Tutte le discese sono meravigliose, alcune esilaranti. Ma si risale sempre subito. Già, te le devi conquistare. Dunque giu’ fino a Corvara, poi su Pralongià e Passo Campolongo la bellezza del piano ferma il cuore dei bikers, poi lo manda fuori giri.


Arriva Arabba. Ricordo che da qui salivo con la funivia sino a Porta Vescovo durante il giro dei quattro passi con gli sci. Di quella risalita ricordo che la funivia sembrava spiaccicarsi contro la roccia della montagna. Ho sperato non fosse quella da raggiungere. Era proprio quella. In piu’ la leggenda del Col dell’Ornella completa l’angoscia. Comincia quasi subito e porta al Sourasass a duemilatrecento metri di altitudine.  Bisogna avere gambe e scarpe buone. 

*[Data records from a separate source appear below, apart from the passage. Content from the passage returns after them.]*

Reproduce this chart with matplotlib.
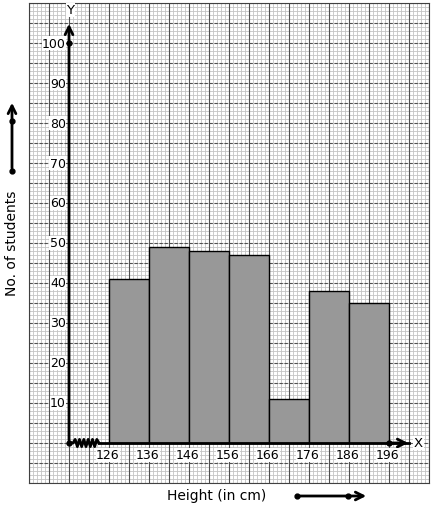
import numpy as np
import matplotlib.pyplot as plt

# class boundaries (cm) and number of students
edges = [126, 136, 146, 156, 166, 176, 186, 196]
students = [41, 49, 48, 47, 11, 38, 35]
y_ticks = [10, 20, 30, 40, 50, 60, 70, 80, 90, 100]

x0 = 116  # where the Y axis sits (origin, with a kink up to 126)

fig = plt.figure(figsize=(4.34, 5.10), dpi=100)
ax = fig.add_axes([29/434, 1-484/510, 400/434, 480/510])
ax.set_xlim(106, 206)
ax.set_ylim(-10, 110)

# graph paper
for v in np.arange(106, 207, 1):
    ax.axvline(v, color='#c4c4c4', lw=0.6, zorder=0)
for v in np.arange(-10, 111, 1):
    ax.axhline(v, color='#c4c4c4', lw=0.6, zorder=0)
for v in np.arange(106, 207, 5):
    ax.axvline(v, color='#505050', lw=0.8, zorder=0.5)
for v in np.arange(-10, 111, 5):
    ax.axhline(v, color='#505050', lw=0.8, ls=(0, (3, 1.5)), zorder=0.5)

ax.set_xticks([])
ax.set_yticks([])
for s in ax.spines.values():
    s.set_color('#404040')
    s.set_linewidth(0.8)

# histogram
ax.bar(edges[:-1], students, width=np.diff(edges), align='edge',
       color='#989898', edgecolor='black', lw=1, zorder=2)

# axes with arrows
ax.annotate('', xy=(x0, 105.5), xytext=(x0, 0),
            arrowprops=dict(arrowstyle='->', lw=2, color='black', mutation_scale=14), zorder=4)
ax.plot([x0 + 7.5, 201], [0, 0], color='black', lw=2, zorder=4)
ax.annotate('', xy=(201.5, 0), xytext=(195, 0),
            arrowprops=dict(arrowstyle='->', lw=2, color='black', mutation_scale=14), zorder=4)
zx = np.linspace(x0 + 1, x0 + 7.5, 13)
zy = np.array([0, 1, -1, 1, -1, 1, -1, 1, -1, 1, -1, 1, 0]) * 0.9
ax.plot(np.r_[x0, zx], np.r_[0, zy], color='black', lw=2, zorder=4)
ax.plot([x0, x0, edges[-1]], [0, 100, 0], 'o', color='black', ms=3.5, zorder=5)

ax.text(x0 + 0.3, 108.3, 'Y', fontsize=9.5, ha='center', va='center',
        bbox=dict(fc='white', ec='none', pad=0.5), zorder=6)
ax.text(203.4, 0, 'X', fontsize=9.5, ha='center', va='center',
        bbox=dict(fc='white', ec='none', pad=0.5), zorder=6)

for t in y_ticks:
    ax.text(115.2, t, str(t), fontsize=9, ha='right', va='center',
            bbox=dict(fc='white', ec='none', pad=0.3), zorder=6)
for e in edges:
    ax.text(e - 0.3, -3, str(e), fontsize=9, ha='center', va='center',
            bbox=dict(fc='white', ec='none', pad=0.3), zorder=6)

# outside labels and direction arrows
fig.text(0.5, 1-496/510, 'Height (in cm)', fontsize=10, ha='center', va='center')
fig.text(12/434, 1-243/510, 'No. of students', fontsize=10, ha='center', va='center',
         rotation=90)
fig.add_artist(plt.Line2D([12/434], [1-172/510], marker='o', color='black', ms=3.5))
fig.add_artist(plt.Line2D([12/434], [1-122/510], marker='o', color='black', ms=3.5))
ax.annotate('', xy=(12/434, 1-101/510), xytext=(12/434, 1-172/510),
            xycoords='figure fraction', textcoords='figure fraction',
            arrowprops=dict(arrowstyle='->', lw=2, color='black', mutation_scale=14))
fig.add_artist(plt.Line2D([297/434], [1-497/510], marker='o', color='black', ms=3.5))
fig.add_artist(plt.Line2D([348/434], [1-497/510], marker='o', color='black', ms=3.5))
ax.annotate('', xy=(369/434, 1-497/510), xytext=(297/434, 1-497/510),
            xycoords='figure fraction', textcoords='figure fraction',
            arrowprops=dict(arrowstyle='->', lw=2, color='black', mutation_scale=14))

fig.savefig('out.png', dpi=100)
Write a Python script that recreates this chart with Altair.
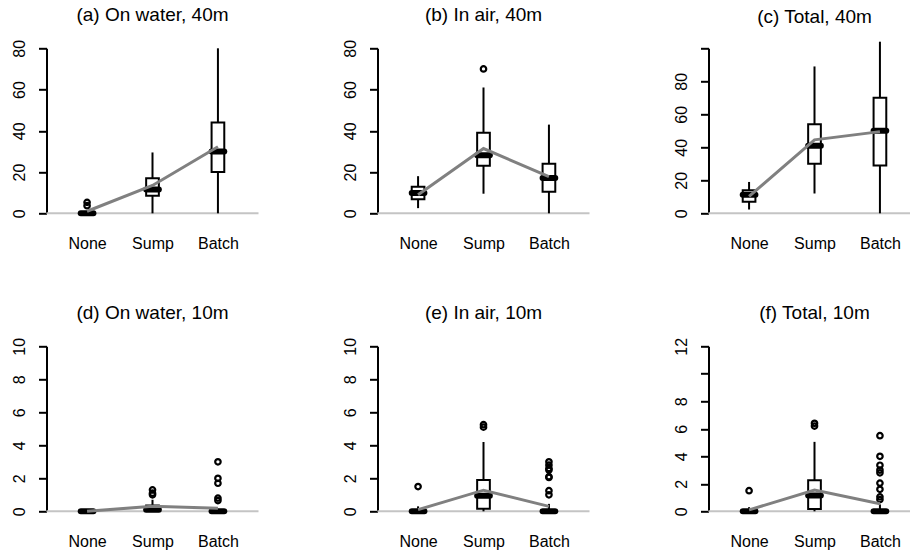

 Si  pedala ben poco, si spinge la bicicletta a mano per la maggior parte dell’ascesa. Dal ristoro prima dell’ultimo tratto il percorso appare come una cordata da K2. I paesaggi continuano a riempire i muscoli. Arrivare in cima è una liberazione, ma sapere che tanto non finisce li’ non fa rilassare. Un saliscendi tra la neve porta al Passo Pordoi. Da qui il tuffo fino a Canazei è un altro regalo.  Quando la salita ricomincia, ormai abbiamo percorso sessanta chilometri un biker inglese sussurra “the last one..Hero done”.  Non poteva dire niente di piu’ stupido.


La salita del passo del Duron è quella che piu’ di tutte minaccia l’uso delle gambe. Le tenta tutte per prendertele e non restituirtele piu’. Questo puo’ essere anche prima del  traguardo e finire adesso non è possibile. 

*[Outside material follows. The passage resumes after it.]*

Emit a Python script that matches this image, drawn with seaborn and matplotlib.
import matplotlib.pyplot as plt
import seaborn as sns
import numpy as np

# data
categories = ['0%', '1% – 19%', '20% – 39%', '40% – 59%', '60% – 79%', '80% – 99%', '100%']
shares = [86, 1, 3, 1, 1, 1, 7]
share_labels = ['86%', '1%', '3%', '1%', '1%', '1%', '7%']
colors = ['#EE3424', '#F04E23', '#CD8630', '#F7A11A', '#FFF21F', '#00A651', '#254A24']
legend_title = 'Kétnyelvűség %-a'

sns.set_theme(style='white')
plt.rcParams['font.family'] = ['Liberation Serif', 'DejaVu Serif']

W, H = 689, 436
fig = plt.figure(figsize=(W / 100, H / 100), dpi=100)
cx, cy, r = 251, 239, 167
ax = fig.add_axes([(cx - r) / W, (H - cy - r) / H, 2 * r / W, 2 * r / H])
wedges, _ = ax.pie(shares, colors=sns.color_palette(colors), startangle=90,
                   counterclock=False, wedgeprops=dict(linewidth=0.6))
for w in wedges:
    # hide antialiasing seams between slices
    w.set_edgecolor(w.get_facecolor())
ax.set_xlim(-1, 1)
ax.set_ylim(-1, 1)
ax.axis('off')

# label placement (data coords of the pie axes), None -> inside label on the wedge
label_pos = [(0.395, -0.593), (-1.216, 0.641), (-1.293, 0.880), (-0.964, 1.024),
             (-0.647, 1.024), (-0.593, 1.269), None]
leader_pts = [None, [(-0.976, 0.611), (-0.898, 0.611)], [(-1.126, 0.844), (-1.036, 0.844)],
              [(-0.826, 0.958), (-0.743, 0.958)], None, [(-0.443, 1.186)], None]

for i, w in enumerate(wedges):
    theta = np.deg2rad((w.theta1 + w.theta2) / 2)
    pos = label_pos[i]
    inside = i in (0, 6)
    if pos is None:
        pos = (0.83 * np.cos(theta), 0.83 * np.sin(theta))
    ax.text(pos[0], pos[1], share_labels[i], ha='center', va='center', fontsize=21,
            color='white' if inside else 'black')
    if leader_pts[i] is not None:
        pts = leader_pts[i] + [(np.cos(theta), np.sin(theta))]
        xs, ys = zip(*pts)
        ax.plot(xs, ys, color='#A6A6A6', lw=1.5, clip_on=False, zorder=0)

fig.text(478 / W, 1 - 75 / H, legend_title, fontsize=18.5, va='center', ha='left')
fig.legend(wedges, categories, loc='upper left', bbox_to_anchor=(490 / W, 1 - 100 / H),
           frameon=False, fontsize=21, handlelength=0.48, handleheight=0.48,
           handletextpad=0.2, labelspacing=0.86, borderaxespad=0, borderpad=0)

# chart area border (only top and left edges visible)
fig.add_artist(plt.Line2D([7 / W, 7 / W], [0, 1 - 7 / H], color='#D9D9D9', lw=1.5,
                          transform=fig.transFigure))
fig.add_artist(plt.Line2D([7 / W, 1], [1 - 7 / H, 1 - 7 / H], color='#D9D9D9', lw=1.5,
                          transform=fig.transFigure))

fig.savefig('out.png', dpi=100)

 In piu’ oggi il diavolo qui ci mette la coda. La temperatura precipita. Precipita fino a 6 gradi, poi cinque. Comincia a piovere e grandinare. Mancano una ventina di chilometri, piu’ di due ore. Dopo il primo tratto in salita l’acqua invade il piccolo altopiano che diventa un lago, poi quando la salita ricomincia si pedala o cammina in un gelido torrente.

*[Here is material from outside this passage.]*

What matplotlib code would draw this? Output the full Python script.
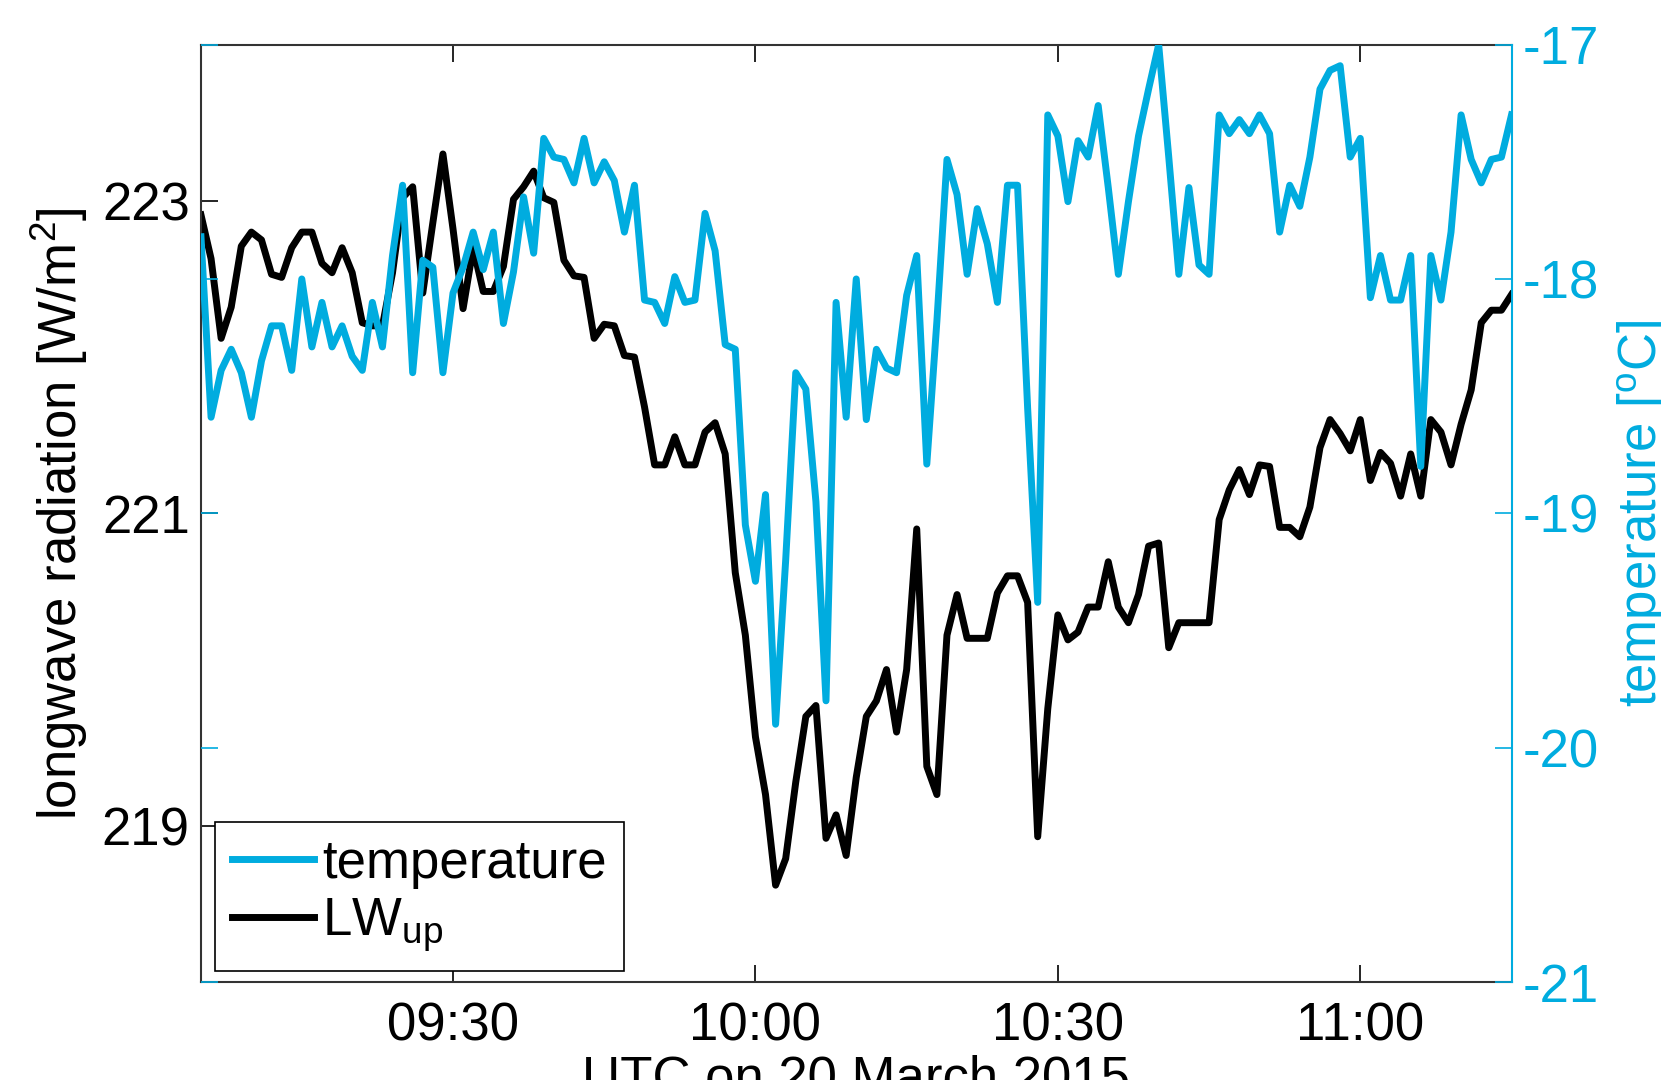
import matplotlib
matplotlib.use('Agg')
import matplotlib.pyplot as plt
import matplotlib.dates as mdates
import numpy as np
import pandas as pd

plt.rcParams['font.family'] = ['Liberation Sans', 'DejaVu Sans']
plt.rcParams['mathtext.fontset'] = 'custom'
plt.rcParams['mathtext.rm'] = 'Liberation Sans'
plt.rcParams['mathtext.it'] = 'Liberation Sans:italic'
plt.rcParams['axes.unicode_minus'] = False

BLUE = '#00acdf'
FS = 38

# one sample per minute, 09:05 - 11:15 UTC
times = pd.date_range('2015-03-20 09:05', '2015-03-20 11:15', freq='1min')

lw_up = [
    222.91, 222.63, 222.12, 222.32, 222.71, 222.80, 222.75, 222.53, 222.51, 222.70,
    222.80, 222.80, 222.60, 222.54, 222.70, 222.54, 222.22, 222.20, 222.20, 222.54,
    223.02, 223.09, 222.41, 222.86, 223.30, 222.82, 222.31, 222.70, 222.42, 222.42,
    222.58, 223.01, 223.09, 223.19, 223.02, 222.99, 222.62, 222.52, 222.51, 222.12,
    222.21, 222.20, 222.01, 222.00, 221.68, 221.31, 221.31, 221.49, 221.31, 221.31,
    221.52, 221.58, 221.38, 220.62, 220.22, 219.57, 219.20, 218.62, 218.79, 219.28,
    219.70, 219.77, 218.92, 219.07, 218.81, 219.31, 219.70, 219.80, 220.00, 219.60,
    220.00, 220.90, 219.38, 219.20, 220.22, 220.48, 220.20, 220.20, 220.20, 220.49,
    220.60, 220.60, 220.43, 218.93, 219.75, 220.35, 220.19, 220.24, 220.40, 220.40,
    220.69, 220.40, 220.30, 220.48, 220.79, 220.81, 220.14, 220.30, 220.30, 220.30,
    220.30, 220.96, 221.15, 221.28, 221.12, 221.31, 221.30, 220.91, 220.91, 220.85,
    221.04, 221.42, 221.60, 221.51, 221.40, 221.60, 221.21, 221.39, 221.32, 221.11,
    221.38, 221.11, 221.60, 221.52, 221.31, 221.57, 221.79, 222.22, 222.30, 222.30,
    222.40,
]

temperature = [
    -17.82, -18.59, -18.39, -18.30, -18.40, -18.59, -18.35, -18.20, -18.20, -18.39,
    -18.00, -18.29, -18.10, -18.29, -18.20, -18.33, -18.39, -18.10, -18.29, -17.90,
    -17.60, -18.40, -17.92, -17.95, -18.40, -18.06, -17.95, -17.80, -17.96, -17.80,
    -18.19, -17.97, -17.65, -17.89, -17.40, -17.48, -17.49, -17.59, -17.40, -17.59,
    -17.50, -17.58, -17.80, -17.60, -18.09, -18.10, -18.19, -17.99, -18.10, -18.09,
    -17.72, -17.88, -18.28, -18.30, -19.05, -19.29, -18.92, -19.90, -19.20, -18.40,
    -18.47, -18.95, -19.80, -18.10, -18.59, -18.00, -18.60, -18.30, -18.38, -18.40,
    -18.07, -17.90, -18.79, -18.18, -17.49, -17.64, -17.98, -17.70, -17.85, -18.10,
    -17.60, -17.60, -18.55, -19.38, -17.30, -17.39, -17.67, -17.41, -17.48, -17.26,
    -17.61, -17.98, -17.67, -17.39, -17.19, -17.00, -17.48, -17.98, -17.61, -17.94,
    -17.98, -17.30, -17.38, -17.32, -17.38, -17.30, -17.38, -17.80, -17.60, -17.69,
    -17.48, -17.19, -17.11, -17.09, -17.48, -17.40, -18.08, -17.90, -18.09, -18.09,
    -17.90, -18.80, -17.90, -18.09, -17.80, -17.30, -17.49, -17.59, -17.49, -17.48,
    -17.30,
]

lw_ticks = [219, 221, 223]
temp_ticks = [-21, -20, -19, -18, -17]

fig = plt.figure(figsize=(16.61, 10.80), dpi=100)
ax1 = fig.add_axes([0.121, 0.0907, 0.789, 0.868])
ax2 = ax1.twinx()

l_lw, = ax1.plot(times, lw_up, color='k', lw=5, solid_joinstyle='round')
l_t, = ax2.plot(times, temperature, color=BLUE, lw=5, solid_joinstyle='round')

ax1.set_xlim(times[0], times[-1])
ax1.set_ylim(218, 224)
ax2.set_ylim(-21, -17)
ax1.set_yticks(lw_ticks)
ax2.set_yticks(temp_ticks)

ax1.xaxis.set_major_locator(mdates.MinuteLocator(byminute=[0, 30]))
ax1.xaxis.set_major_formatter(mdates.DateFormatter('%H:%M'))

ax1.tick_params(axis='x', direction='in', top=True, length=12, width=1.2,
                labelsize=FS, pad=14)
ax1.tick_params(axis='y', direction='in', left=True, right=False, length=12,
                width=1.2, labelsize=FS, pad=8)
ax2.tick_params(axis='y', direction='in', left=True, right=True, labelleft=False,
                labelright=True, length=12, width=1.2, labelsize=FS, pad=8,
                colors=BLUE)

for s in ['left', 'bottom', 'top']:
    ax1.spines[s].set_linewidth(1.5)
    ax1.spines[s].set_color('#333333')
ax1.spines['right'].set_visible(False)
for s in ['left', 'bottom', 'top']:
    ax2.spines[s].set_visible(False)
ax2.spines['right'].set_color(BLUE)
ax2.spines['right'].set_linewidth(1.5)

ax1.set_xlabel('UTC on 20 March 2015', fontsize=FS, labelpad=2)
ax1.set_ylabel('longwave radiation [W/m$^{2}$]', fontsize=FS)
ax1.yaxis.set_label_coords(-0.085, 0.5)
ax2.set_ylabel('temperature [$^{\\mathrm{o}}$C]', fontsize=FS, color=BLUE)
ax2.yaxis.set_label_coords(1.079, 0.5)

leg = ax2.legend([l_t, l_lw], ['temperature', 'LW$_{\\mathrm{up}}$'],
                 loc='lower left', bbox_to_anchor=(0.0107, 0.0117),
                 borderaxespad=0, fontsize=FS, fancybox=False, framealpha=1,
                 edgecolor='k', handlelength=1.55, handletextpad=0.16,
                 borderpad=0.32, labelspacing=0.15)
leg.get_frame().set_linewidth(1.2)

fig.savefig('out.png', dpi=100)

Anche la salita del Duron non è tutta pedalabile. I pezzetti di ghiaccio rimangono attaccati ai guanti. Non sento piu’ mani e piedi. Non posso cambiare. Ma rimango sereno. Le calorie servono per avanzare e per rimanere caldi. E’ fatale, chi si ferma è perduto.  Il lavoro dei soccorsi è serrato. La camionetta rossa della croce rossa porta via i caduti. Il passaggio della colma avviene tra ghiaccio e neve. Nonostante gli oltre quattromila metri di dislivello già accumulato avrei voluto che la salita non finisse mai. Il freddo della discesa mi fa molta paura. Mi ci butto con furia. Poi due pezzi di strudel all’ultimo ristoro sono come una pozione magica. Stefano è messo peggio di me, dai andiamo. 


 La musica di Selva è come un cazzotto nello stomaco. Anche la melodia prende, lo fanno apposta, una ragazza arriva e scoppia a piangere, mi abbraccia, abbraccio Stefano, aumenta l’emozione, ma non c’era bisogno, avrei pianto lo stesso tra qualunque braccia.
Marco e Pierangelo vivono lo stesso meraviglioso maltrattamento qualche chilometro piu avanti, Maurino li precede, Andrea continuerà ancora per un’ora dopo di me. Matteo è appena avanti.  Maurizio perso dopo il Dantercepies. Daniele volando evita il diluvio ed è terzo di categoria. Per la vittoria dovrà attendere ancora. Noi vinciamo tutti. Il GS Matteoni mtb team da oggi è un team di Heroes.
Una lunga doccia a cinquanta gradi mi restituisce parola e movimenti. L’ottava meraviglia del mondo è compiuta. Peccato sia finita. Non chiedetemi altro.